Car c'est aussi cela que nous donne à vivre la voix impersonnelle offerte par Eva-Maria Berg – la voix d'avant la personne même, le miracle d'une voix d'avant le temps des montres – car : " les hommes / jettent tout/ dans la mer / neptune a / collecté / leurs montres / pour ses /descendants avant que / l'océan lui aussi / ne coule".
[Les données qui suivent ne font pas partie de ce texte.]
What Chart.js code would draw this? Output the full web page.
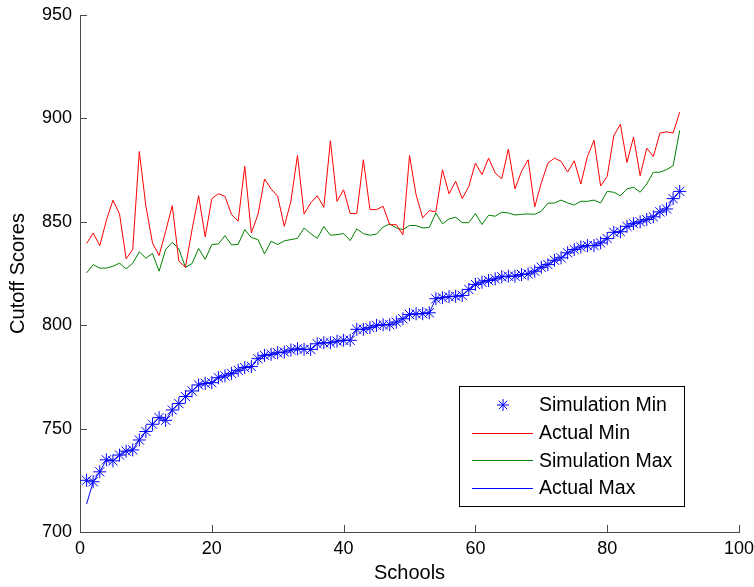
<!DOCTYPE html>
<html>
<head>
<meta charset="utf-8">
<script src="https://cdn.jsdelivr.net/npm/chart.js@4/dist/chart.umd.min.js"></script>
<style>
  html, body { margin: 0; padding: 0; background: #fff; }
  #wrap { width: 754px; height: 587px; }
</style>
</head>
<body>
<div id="wrap"><canvas id="c" width="754" height="587"></canvas></div>
<script>
// ---- data ----
const schools = [1,2,3,4,5,6,7,8,9,10,11,12,13,14,15,16,17,18,19,20,21,22,23,24,25,26,27,28,29,30,
  31,32,33,34,35,36,37,38,39,40,41,42,43,44,45,46,47,48,49,50,51,52,53,54,55,56,57,58,59,60,
  61,62,63,64,65,66,67,68,69,70,71,72,73,74,75,76,77,78,79,80,81,82,83,84,85,86,87,88,89,90,91];

const simulationMin = [725,724.3,729.1,734.9,734.4,737.2,739.1,739.7,744.5,748.6,752.1,755.3,754,759,762.1,
  765.5,768.2,771.1,771.9,772.2,774.6,775.5,776.7,778.2,779.5,780,783.8,785.4,785.9,786.7,
  787,788,788.6,788.3,788.3,791,791.5,791.5,792.3,792.7,792.7,798,798,798.8,799.9,
  800.2,800.2,801.5,803.1,805.2,805.5,805.6,806,812.8,813.3,813.8,814,814.4,817.3,819.7,
  820.8,821.6,822.4,823.4,823.7,823.7,824.5,824.8,826.1,828,829.3,831.4,832.6,835,836.6,
  837.8,838.5,838.5,839.8,841.9,844.9,845.2,847.8,849.1,850,851.1,852.4,854.8,856.2,861.2,864.7];

const actualMin = [839.5,844.6,838.5,850.7,860.4,853.8,832.1,836.6,884,857.5,839.8,833.7,845.4,857.8,831,
  828,846.2,862.6,842.7,861.2,863.6,862.3,853.5,850.3,876.8,844.6,853.5,870.7,865.9,862.3,
  847.8,859.9,882.1,853.8,859.1,862.6,857,889.2,859.9,865.5,854,854,880,855.9,855.9,
  857.5,848.6,848.6,843.7,882,863.1,851.9,855.4,854.8,875.2,863.5,869.6,861.2,867.1,878.4,
  872.8,880.8,873.6,870.8,885.2,865.9,874.4,880,857.2,868.8,878.4,880.8,879.2,874.1,879.5,
  868.3,881.6,889.4,867.3,872,891.6,897.2,878.7,891,872.3,885.6,881.6,892.9,893.5,892.9,903];

const simulationMax = [825.3,829.3,827.6,827.6,828.5,830,827.2,830,835.5,832.4,834.7,826.1,836.6,840.1,836.9,
  828,829.8,837.1,831.8,839,839.3,843.3,838.8,839.1,846.2,842.4,841.4,834.5,840.6,839,
  840.8,841.4,842,847,844.3,842,847.7,843.5,843.8,844.3,840.9,846.6,844.3,843.5,844.1,
  847.5,849,847,846.2,848.2,848.2,847,847.3,854.3,849,851.4,852.2,849.6,849.6,854,
  848.7,853.2,852.7,854.6,854.3,853.3,853.6,853.8,853.6,855.1,859,859.1,860.5,859.1,858.1,
  859.9,859.9,860.5,859.1,864.7,864.3,862.6,865.9,866.7,864.3,868.3,873.9,874,875.2,877.1,894.2];

const actualMax = [713.5,724.3,729.1,734.9,734.4,737.2,739.1,739.7,744.5,748.6,752.1,755.3,754,759,762.1,
  765.5,768.2,771.1,771.9,772.2,774.6,775.5,776.7,778.2,779.5,780,783.8,785.4,785.9,786.7,
  787,788,788.6,788.3,788.3,791,791.5,791.5,792.3,792.7,792.7,798,798,798.8,799.9,
  800.2,800.2,801.5,803.1,805.2,805.5,805.6,806,812.8,813.3,813.8,814,814.4,817.3,819.7,
  820.8,821.6,822.4,823.4,823.7,823.7,824.5,824.8,826.1,828,829.3,831.4,832.6,835,836.6,
  837.8,838.5,838.5,839.8,841.9,844.9,845.2,847.8,849.1,850,851.1,852.4,854.8,856.2,861.2,864.7];

const seriesNames = ['Simulation Min', 'Actual Min', 'Simulation Max', 'Actual Max'];
const xTitle = 'Schools';
const yTitle = 'Cutoff Scores';
const xMin = 0, xMax = 100, xStep = 20;
const yMin = 700, yMax = 950, yStep = 50;

// ---- helpers ----
const pts = (ys) => schools.map((x, i) => ({ x: x, y: ys[i] }));
const FONT = '"Liberation Sans", Arial, sans-serif';
const BLUE = '#0000ff', RED = '#ff0000', GREEN = '#008000';
const AXIS = '#4a4a4a';

// inward tick marks
const innerTicks = {
  id: 'innerTicks',
  afterDraw(chart) {
    const ctx = chart.ctx, a = chart.chartArea;
    const xs = chart.scales.x, ys = chart.scales.y;
    ctx.save();
    ctx.strokeStyle = AXIS;
    ctx.lineWidth = 1;
    ctx.beginPath();
    xs.ticks.forEach(t => {
      const px = Math.round(xs.getPixelForValue(t.value)) + 0.5;
      ctx.moveTo(px, a.bottom);
      ctx.lineTo(px, a.bottom - 7);
    });
    ys.ticks.forEach(t => {
      const py = Math.round(ys.getPixelForValue(t.value)) + 0.5;
      ctx.moveTo(a.left, py);
      ctx.lineTo(a.left + 7, py);
    });
    ctx.stroke();
    ctx.restore();
  }
};

// boxed legend inside the plot, bottom right
const boxLegend = {
  id: 'boxLegend',
  afterDraw(chart) {
    const ctx = chart.ctx, a = chart.chartArea;
    const w = 225, h = 120;
    const x0 = a.right - 55 - w, y0 = a.bottom - 26 - h;
    ctx.save();
    ctx.fillStyle = '#fff';
    ctx.fillRect(x0, y0, w, h);
    ctx.strokeStyle = '#000';
    ctx.lineWidth = 1;
    ctx.strokeRect(Math.round(x0) + 0.5, Math.round(y0) + 0.5, w, h);
    ctx.font = '19.5px ' + FONT;
    ctx.textBaseline = 'middle';
    ctx.textAlign = 'left';
    chart.data.datasets.forEach((ds, i) => {
      const cy = y0 + 19 + i * 27.6;
      if (ds.showLine === false) {
        const r = 6, cx = x0 + 44;
        ctx.strokeStyle = ds.pointBorderColor;
        ctx.lineWidth = 1;
        ctx.beginPath();
        for (let k = 0; k < 4; k++) {
          const ang = k * Math.PI / 4;
          ctx.moveTo(cx - r * Math.cos(ang), cy - r * Math.sin(ang));
          ctx.lineTo(cx + r * Math.cos(ang), cy + r * Math.sin(ang));
        }
        ctx.stroke();
      } else {
        ctx.strokeStyle = ds.borderColor;
        ctx.lineWidth = 1;
        ctx.beginPath();
        ctx.moveTo(x0 + 13, Math.round(cy) + 0.5);
        ctx.lineTo(x0 + 74, Math.round(cy) + 0.5);
        ctx.stroke();
      }
      ctx.fillStyle = '#000';
      ctx.fillText(ds.label, x0 + 80, cy + 1);
    });
    ctx.restore();
  }
};

new Chart(document.getElementById('c'), {
  type: 'scatter',
  data: {
    datasets: [
      { label: seriesNames[0], data: pts(simulationMin), showLine: false,
        pointStyle: 'star', pointRadius: 6.5, pointBorderWidth: 1,
        pointBorderColor: BLUE, pointBackgroundColor: BLUE, borderColor: BLUE },
      { label: seriesNames[1], data: pts(actualMin), showLine: true, borderColor: RED,
        borderWidth: 1, pointRadius: 0, tension: 0 },
      { label: seriesNames[2], data: pts(simulationMax), showLine: true, borderColor: GREEN,
        borderWidth: 1, pointRadius: 0, tension: 0 },
      { label: seriesNames[3], data: pts(actualMax), showLine: true, borderColor: BLUE,
        borderWidth: 1, pointRadius: 0, tension: 0 }
    ]
  },
  options: {
    responsive: false,
    animation: false,
    devicePixelRatio: 1,
    layout: { padding: { left: 0, right: 15, top: 15, bottom: 0 } },
    plugins: { legend: { display: false }, tooltip: { enabled: false } },
    scales: {
      x: {
        type: 'linear', min: xMin, max: xMax,
        ticks: { stepSize: xStep, color: '#000', padding: 6, font: { family: FONT, size: 18 } },
        grid: { drawOnChartArea: false, drawTicks: false },
        border: { display: true, color: AXIS, width: 1 },
        title: { display: true, text: xTitle, color: '#000', font: { family: FONT, size: 20 }, padding: { top: 0, bottom: 2 } },
        afterFit: (s) => { s.height = 55; s.paddingRight = 0; s.paddingLeft = 0; }
      },
      y: {
        type: 'linear', min: yMin, max: yMax,
        ticks: { stepSize: yStep, color: '#000', padding: 8, font: { family: FONT, size: 18 } },
        grid: { drawOnChartArea: false, drawTicks: false },
        border: { display: true, color: AXIS, width: 1 },
        title: { display: true, text: yTitle, color: '#000', font: { family: FONT, size: 20 }, padding: { top: 6, bottom: 0 } },
        afterFit: (s) => { s.width = 80; s.paddingTop = 0; s.paddingBottom = 0; }
      }
    }
  },
  plugins: [innerTicks, boxLegend]
});
</script>
</body>
</html>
Hors-temps, hors-lieu – (Eva-Maria Berg ne dit-elle pas à son interlocutrice "tu n'as jamais été / ici /pourtant tu es /dans cet espace /tu peux / déplacer /des images /du mur/ à l'air libre"), le poème qui boit les larmes-mots est océanique et il faut s'y plonger (pour y renaître, nouveau phoenix?) – dans la douleur "immuable" qui pourtant permet de

 

"trouver quand même
une fin
conformément
à son inachèvement".

 

 

 

*

 

 

Debout- Aufrecht -De pie

 

Ce qui frappe d'abord, sur la couverture au format carré de ce deuxième recueil, c'est l'immense gravure de l'artiste – un crâne qu'on devine sur la noirceur de l'encre – annonçant le projet de cette série dans laquelle Olga Verme-Mignot, graveuse d'origine péruvienne vivant à Paris, souhaitait "exprimer (son) regard sur la violence politique et la mort telles que les habitants du Pérou les ont vécues pendant plusieurs années (1980-2000). (Ses) personnages expriment l'émotion contenue après la "disparition" d'êtres proches, une souffrance qui devient insupportable car on garde toujours l'espoir de la "réapparition", espoir qui empêche de faire le deuil, dans l'attente d'un avenir meilleur". Le motif du crâne revient, les visages, à grands rehauts de blanc dans une esthétique très expressionniste, lèvres closes sur une douleur indicible, des corps qu'on devine, couverts de linceuls, comme on imagine le Christ, en attente de résurrection : tout un monde de silence et de désespoir.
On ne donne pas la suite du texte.